Во всей литературе европейского Просвещения, за исключением «Племянника Рамо» Дидро, не было произведения, которое могло бы сравниться с «Сентиментальным путешествием» по передаче тончайших взаимопереходов «высокого» и «низкого» сознания, по выяснению скрытых связей между благороднейшим прекраснодушием и мелочным себялюбием. Стерн открыл повествовательному искусству новые перспективы; причем многие выводы из находок писателя были сделаны не только его младшими современниками, но и значительно позже — также романтиками и реалистами последующего времени. Опыт Стерна можно было трактовать по-разному. В России XVIII в. его примером вдохновлялись, каждый по-своему, и создатель сентиментальных «Писем русского путешественника» Карамзин, и автор полного гражданского обличительного негодования «Путешествия из Петербурга в Москву» Радищев. Гейне видел в Стерне чуть ли не основоположника «романтической иронии», приписывая ему такую трагическую раздвоенность сознания, какая стала достоянием европейской литературы только в творчестве романтиков.

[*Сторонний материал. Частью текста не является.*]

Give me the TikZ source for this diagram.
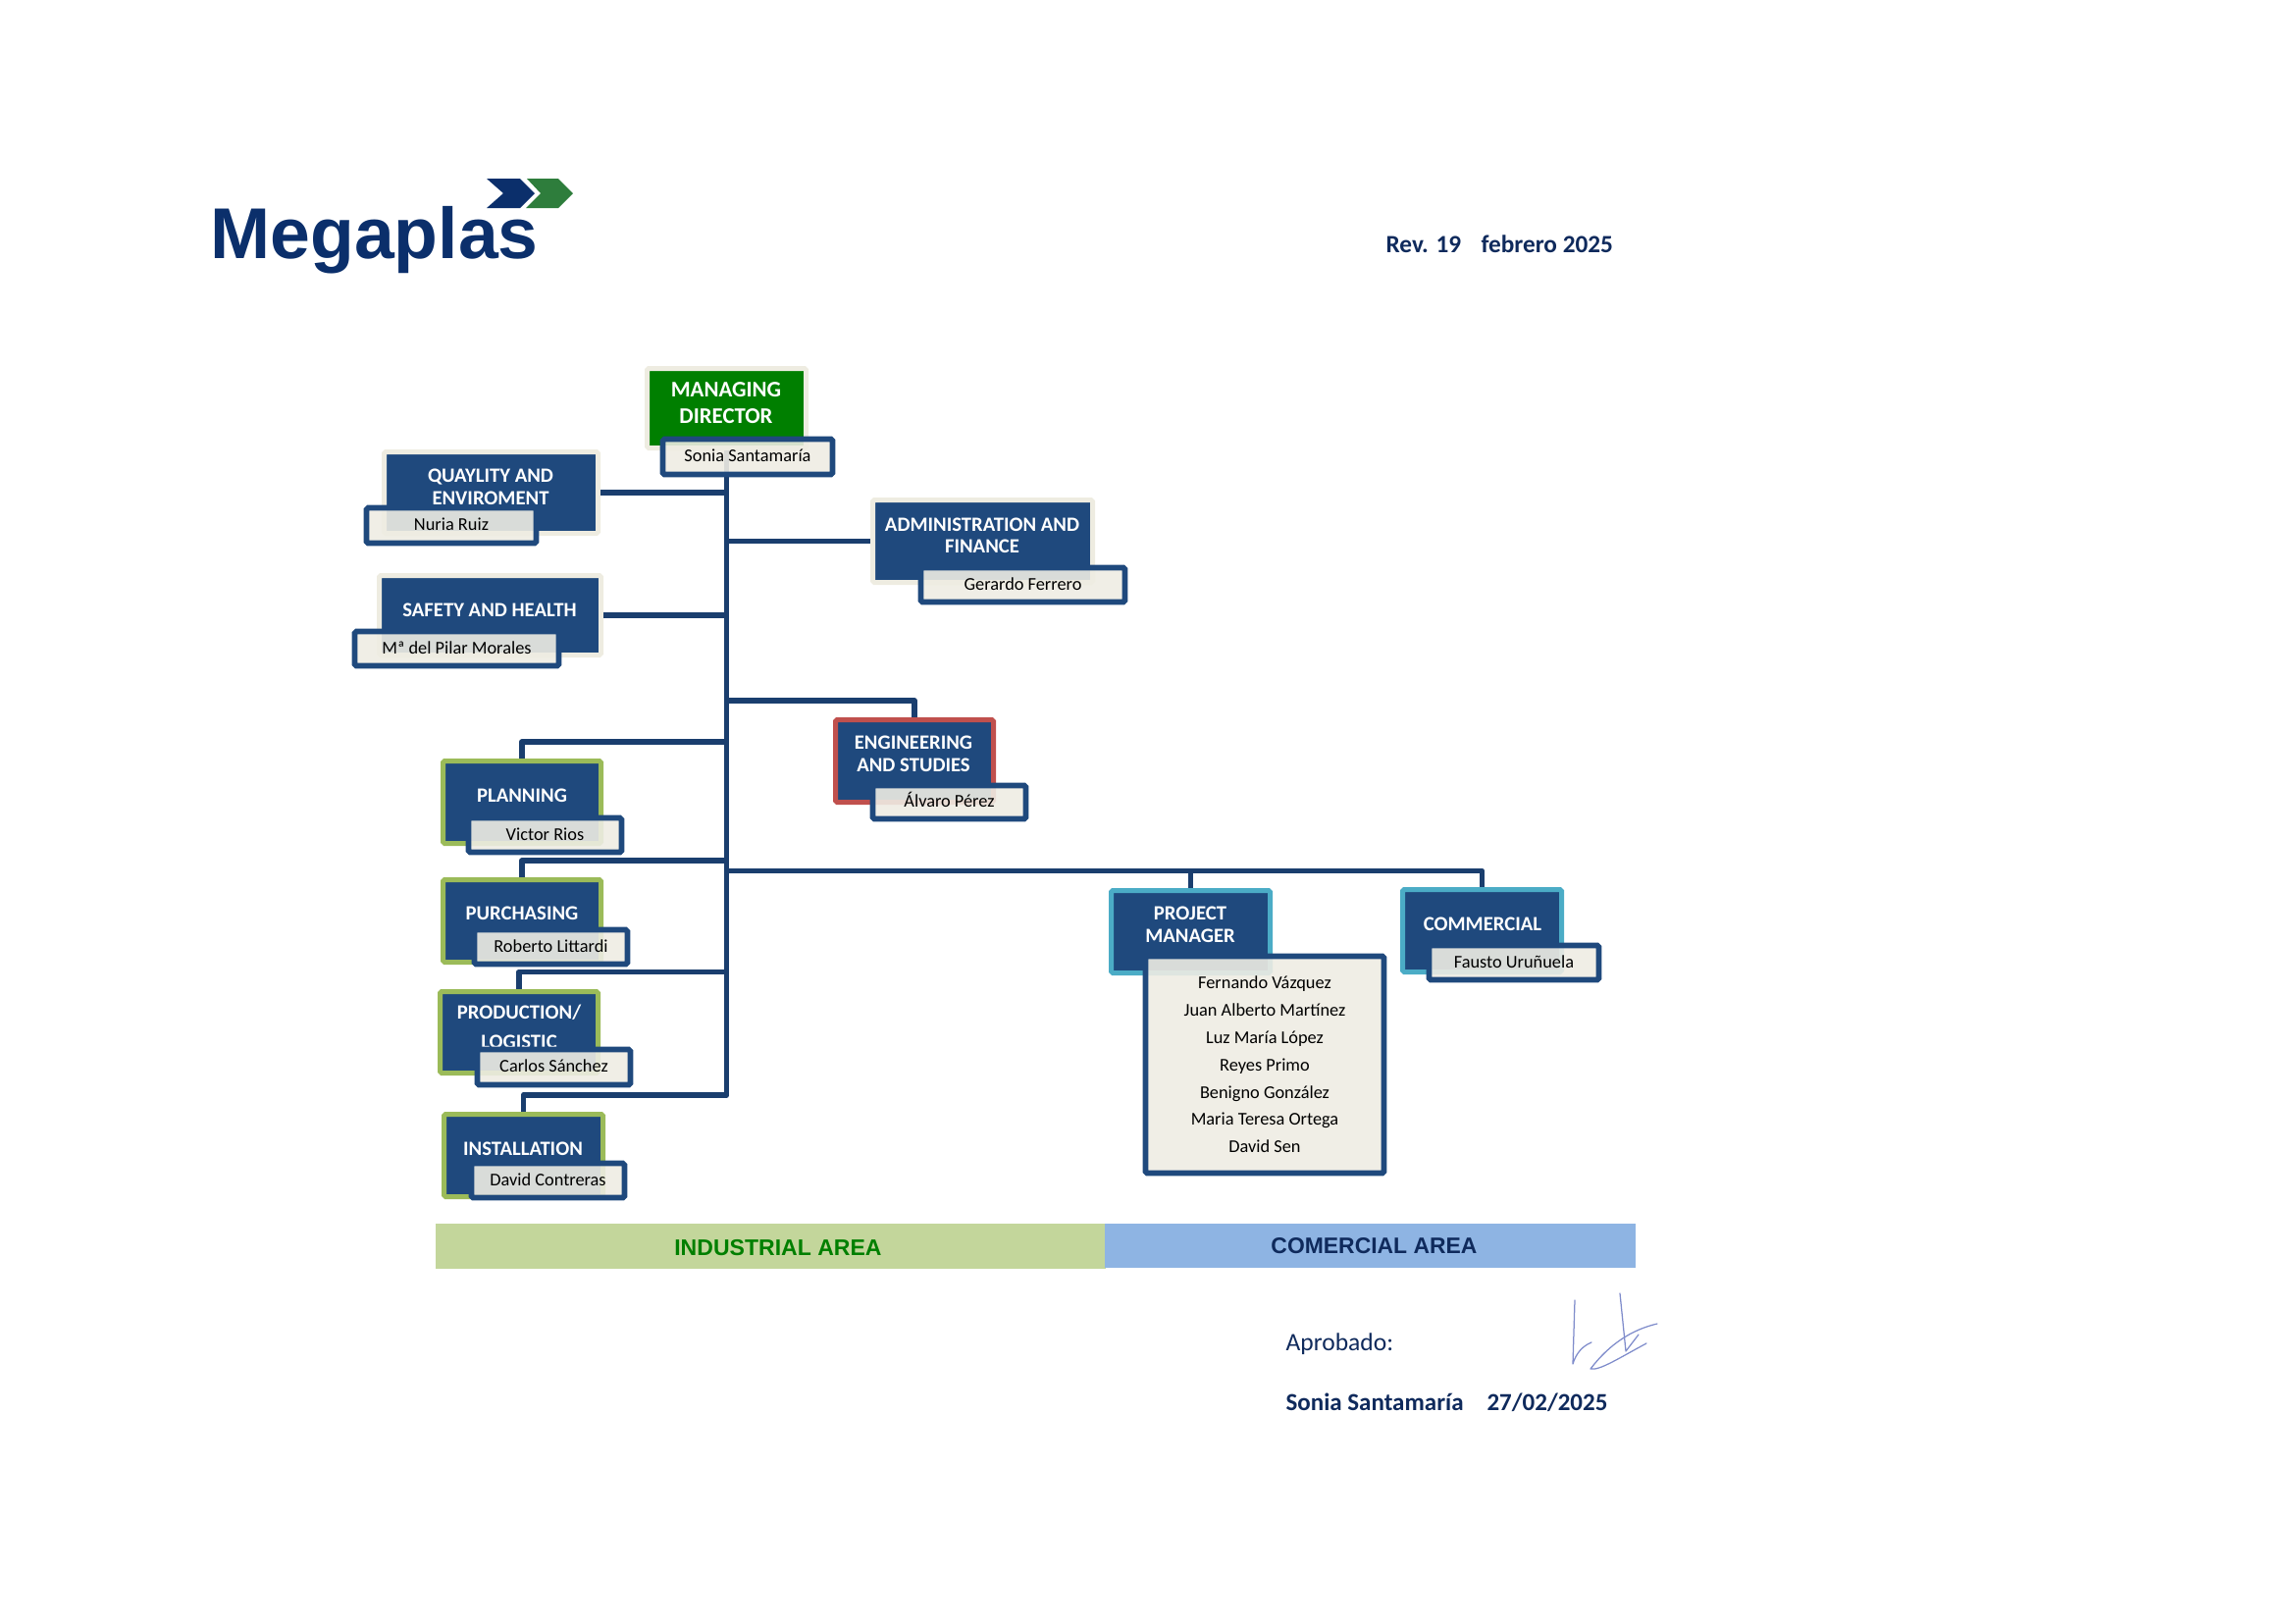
\documentclass[tikz,border=0pt]{standalone}
\usepackage{fontspec}
\setmainfont{Carlito}
\newfontfamily\arialf{Liberation Sans}
\definecolor{boxblue}{HTML}{1F497D}
\definecolor{linkblue}{HTML}{1A3E6E}
\definecolor{haloc}{HTML}{EEECE1}
\definecolor{namefill}{HTML}{EEECE3}
\definecolor{mdgreen}{HTML}{007F00}
\definecolor{olivec}{HTML}{9BBB59}
\definecolor{redc}{HTML}{C0504D}
\definecolor{tealc}{HTML}{4BACC6}
\definecolor{logoblue}{HTML}{0B2F6B}
\definecolor{logogreen}{HTML}{2E7D3C}
\definecolor{inkblue}{HTML}{0F2A5C}
\definecolor{barl}{HTML}{C3D69B}
\definecolor{barr}{HTML}{8EB4E3}
\definecolor{signc}{HTML}{7F8CCB}
\tikzset{
  base/.style={inner sep=0pt,line width=1.8pt,rounded corners=0.6pt},
  halobox/.style={base,fill=boxblue,draw=haloc},
  mdbox/.style={base,fill=mdgreen,draw=haloc},
  olivebox/.style={base,fill=boxblue,draw=olivec},
  redbox/.style={base,fill=boxblue,draw=redc},
  tealbox/.style={base,fill=boxblue,draw=tealc},
  namebox/.style={base,line width=2pt,fill=namefill,fill opacity=0.9,text opacity=1,draw=boxblue,
    align=center,font=\fontsize{6.6}{10}\selectfont,text=black},
  personbox/.style={namebox,text height=3.8pt,text depth=0pt},
  titletext/.style={inner sep=0pt,align=center,text=white},
  link/.style={draw=linkblue,line width=2.1pt,line join=round},
  sign/.style={draw=signc,line width=0.45pt,line cap=round,line join=round},
  inktext/.style={inner sep=0pt,anchor=base west,text=inkblue},
}
\newcommand\ubox[7]{%
  \pgfmathsetmacro\myw{(#5-#3-5)*0.36}%
  \pgfmathsetmacro\myh{(#6-#4-5)*0.36}%
  \node[#1,minimum width=\myw pt,minimum height=\myh pt] (#2) at ({(#3+#5)/2},{(#4+#6)/2}) {#7};%
}
\newcommand\ttl[6][7.45]{%
  \node[titletext,font=\fontsize{#1}{#5}\selectfont\bfseries] (#2) at (#3,#4) {#6};%
}
\begin{document}
\begin{tikzpicture}[x=0.36pt,y=-0.36pt]
\useasboundingbox (0,0) rectangle (2338,1654);
% logo
\fill[logoblue] (496,182) -- (530,182) -- (545,197) -- (530,212) -- (496,212) -- (513,197) -- cycle;
\fill[logogreen] (537,182) -- (569,182) -- (584,197) -- (569,212) -- (536,212) -- (551,197) -- cycle;
\node[inner sep=0pt,anchor=base west,text=logoblue,font=\arialf\fontsize{26.4}{30}\selectfont\bfseries] (logo) at (214,263) {Megaplas};
\node[inktext,font=\fontsize{9.1}{11}\selectfont\bfseries] (rev) at (1412,257) {Rev. 19};
\node[inktext,font=\fontsize{9.1}{11}\selectfont\bfseries] (rdate) at (1509,257) {febrero 2025};
% title boxes
\ubox{mdbox}{md}{657}{373}{824}{459}{}
\ubox{halobox}{qual}{389}{458}{612}{546}{}
\ubox{halobox}{safe}{384}{584}{615}{670}{}
\ubox{halobox}{admin}{887}{507}{1116}{596}{}
\ubox{redbox}{eng}{849}{731}{1015}{820}{}
\ubox{olivebox}{plan}{449}{773}{615}{862}{}
\ubox{olivebox}{purch}{449}{894}{615}{983}{}
\ubox{olivebox}{prod}{446}{1008}{612}{1096}{}
\ubox{olivebox}{inst}{450}{1133}{617}{1222}{}
\ubox{tealbox}{pm}{1130}{905}{1297}{994}{}
\ubox{tealbox}{comm}{1427}{904}{1594}{993}{}
% connectors
\coordinate (tend) at (740.5,1116);
\coordinate (teng) at (740.5,714);
\coordinate (tplan) at (740.5,756);
\coordinate (tpurch) at (740.5,877);
\coordinate (tbig) at (740.5,887.5);
\coordinate (tprod) at (740.5,990.5);
\path[link] (md.south) -- (tend) -| (inst.north);
\path[link] (qual.east) -- (qual.east -| tend);
\path[link] (safe.east) -- (safe.east -| tend);
\path[link] (admin.west -| tend) -- (admin.west);
\path[link] (teng) -| (eng.north);
\path[link] (tplan) -| (plan.north);
\path[link] (tpurch) -| (purch.north);
\path[link] (tprod) -| (prod.north);
\path[link] (tbig) -| (comm.north);
\path[link] (tbig -| pm.north) -- (pm.north);
% titles
\ttl[8.2]{tmd}{740}{410.5}{9.6}{MANAGING\\DIRECTOR}
\ttl{tqual}{500}{496.5}{8.2}{QUAYLITY AND\\ENVIROMENT}
\ttl{tsafe}{499}{622}{9.6}{SAFETY AND HEALTH}
\ttl{tadmin2}{1001}{545.5}{7.8}{ADMINISTRATION AND\\FINANCE}
\ttl{teng2}{931}{768.5}{8.3}{ENGINEERING\\AND STUDIES}
\ttl{tplan2}{532}{811}{9.6}{PLANNING}
\ttl{tpurch2}{532}{931}{9.6}{PURCHASING}
\ttl{tprod2}{529}{1046}{10.8}{PRODUCTION/\\LOGISTIC}
\ttl{tinst}{533}{1171}{9.6}{INSTALLATION}
\ttl{tpm}{1213}{942.5}{8.3}{PROJECT\\MANAGER}
\ttl{tcomm}{1511}{942}{9.6}{COMMERCIAL}
% person boxes
\ubox{personbox}{nmd}{673}{445}{851}{486}{Sonia Santamaría}
\ubox{personbox}{nqual}{371}{515}{549}{556}{Nuria Ruiz}
\ubox{personbox}{nsafe}{359}{641}{572}{681}{Mª del Pilar Morales}
\ubox{personbox}{nadmin}{936}{576}{1149}{616}{Gerardo Ferrero}
\ubox{personbox}{neng}{887}{798}{1048}{837}{Álvaro Pérez}
\ubox{personbox}{nplan}{475}{831}{636}{871}{Victor Rios}
\ubox{personbox}{npurch}{481}{945}{642}{985}{Roberto Littardi}
\ubox{personbox}{nprod}{484}{1067}{645}{1108}{Carlos Sánchez}
\ubox{personbox}{ninst}{478}{1183}{639}{1223}{David Contreras}
\ubox{personbox}{ncomm}{1454}{961}{1632}{1001}{Fausto Uruñuela}
\ubox{namebox}{npm}{1165}{972}{1413}{1198}{Fernando Vázquez\\Juan Alberto Martínez\\Luz María López\\Reyes Primo\\Benigno González\\Maria Teresa Ortega\\David Sen}
% area bars
\node[inner sep=0pt,fill=barl,minimum width=246.2pt,minimum height=16.4pt] (indbar) at (785.5,1270) {};
\node[inner sep=0pt,fill=barr,minimum width=194.8pt,minimum height=16.2pt] (combar) at (1396.5,1269) {};
\node[inner sep=0pt,text=mdgreen,font=\arialf\fontsize{8.3}{10}\selectfont\bfseries] (indlabel) at (793,1271.5) {INDUSTRIAL AREA};
\node[inner sep=0pt,text=inkblue,font=\arialf\fontsize{8.25}{10}\selectfont\bfseries] (comtxt) at (1400.5,1269.5) {COMERCIAL AREA};
% approval
\node[inktext,font=\fontsize{9.2}{11}\selectfont] (appr) at (1310,1376) {Aprobado:};
\node[inktext,font=\fontsize{9}{11}\selectfont\bfseries] (asign) at (1310,1437) {Sonia Santamaría};
\node[inktext,font=\fontsize{9}{11}\selectfont\bfseries] (adate) at (1515,1437) {27/02/2025};
\draw[sign] (1605,1325) -- (1603,1390) .. controls (1606,1380) and (1612,1372) .. (1622,1368);
\draw[sign] (1651,1318) -- (1657,1377) -- (1670,1360);
\draw[sign] (1689,1349) .. controls (1663,1355) and (1640,1370) .. (1621,1395) .. controls (1630,1397) and (1650,1384) .. (1678,1369);
\end{tikzpicture}
\end{document}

Пушкин восхищался наблюдательностью Стерна и, осуждая романтическую вычурность и цветистость, насмешливо провозглашал, что «вся Лалларук» (модная в то время поэма Мура) не стоит десяти строчек «Тристрама Шенди». Толстой в молодости не только зачитывался Стерном, но и переводил на русский язык «Сентиментальное путешествие».
В отличие от парадоксальной и эксцентрической разорванности Стерна в творчестве Оливера Голдсмита (1728—1774) представлена другая, более гармоническая сторона английского сентиментализма: спокойное бытоописание, задумчивая рефлексия и мягкий лукавый юмор — такова повествовательная стихия его единственного небольшого романа «Векфильдский священник» (написан не позднее 1762 г., издан в 1766 г.).
Если Стерн демонстративно разрушает сложившийся ранее жанр реалистического романа, как бы размывая его составные части и жонглируя ими по своему произволу, то Голдсмит суммирует созданное его предшественниками в необычайно конденсированной и эмоционально насыщенной форме. Простодушный доктор Примроз, векфильдский священник, от лица которого идет рассказ, сродни филдинговскому Адамсу, такому же добряку и бессеребреннику. Наивный и трогательный романс Оливии, кажется, резюмирует в двух строфах всю историю ричардсоновской Клариссы, а в образе сквайра Торнхилла совместились черты Ловласа и филдинговского Блайфила. «История странствующего философа» Джорджа Примроза напоминает похождения смоллетовского Родрика Рэндома.